Doch es bleibt ein ehrgeiziges Ziel, erstmals seit Ehud Barak 1999 die Arbeitspartei wieder dorthin zu führen, wo sie jahrzehntelang ihren Stammplatz hatte: an die Spitze der Regierung. Denn ein relativer Wahlerfolg könnte sich als Pyrrhussieg erweisen, wenn es Herzog als Führer der stärksten Fraktion nicht gelingt, eine Koalition zu bilden und danach Netanjahu doch zum Zuge kommt.
Vor 16 Monaten wurde Herzog in einer Urwahl überraschend deutlich an die Spitze seiner Partei gewählt.
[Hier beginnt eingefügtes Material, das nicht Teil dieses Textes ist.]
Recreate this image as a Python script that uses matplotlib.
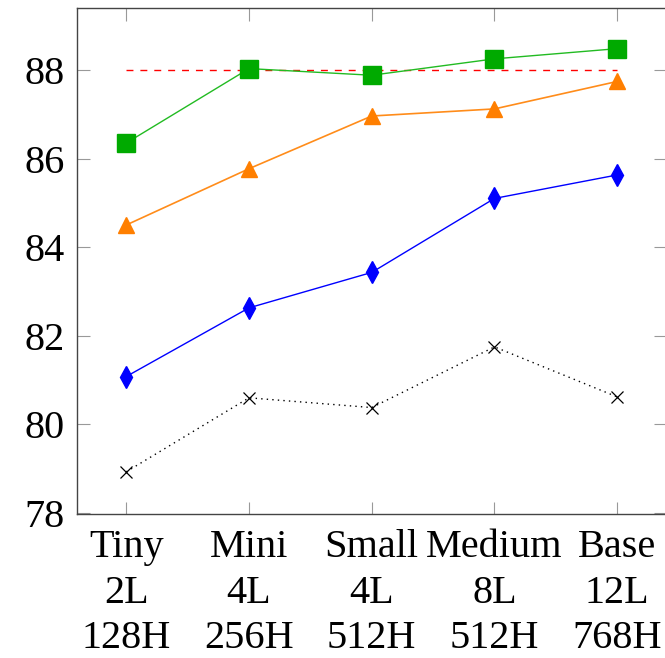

Seit 2003 ist er Parlamentsabgeordneter und war zuvor Kabinettssekretär seines politischen Ziehvaters Barak. In der Knesset profilierte sich der Jurist als Sozialpolitiker. Er initiierte erfolgreiche Gesetzesvorlagen zur Besserstellung von Behinderten, von Opfern sexueller Gewalt und von Holocaustüberlebenden.
Freund der Zweistaatenlösung
In der großen Koalition ab 2005 wurde Herzog Minister für Wohnungsbau; später leitete er die Ressorts Tourismus, dann Soziales und bis 2011 das Ministerium für Auslandsjudentum und Antisemitismusbekämpfung. Außenpolitisch hat er sich immer für territoriale Zugeständnisse an die Palästinenser ausgesprochen und ist für die Zweistaatenlösung als Grundlage eines Friedensabkommens bekannt.
Gelingt es Herzog tatsächlich, das Amt des Ministerpräsidenten zu übernehmen, würde das in die Familienchronik passen. Die Herzogs werden oft als die israelischen Kennedys beschrieben, auch weil beide Clans ursprünglich aus Irland stammen.
Großvater Jizchak, war nach der Staatsgründung 1948 der erste Großrabbiner der aus Europa stammenden aschkenasischen Juden. Vater Chaim Herzog wurde israelischer General, UN-Botschafter und dann Staatschef von 1983 bis 1993. Und Onkel Abba Eban war Außenminister zu Zeiten des Sechstagekriegs 1967. Auch politischer Adel verpflichtet.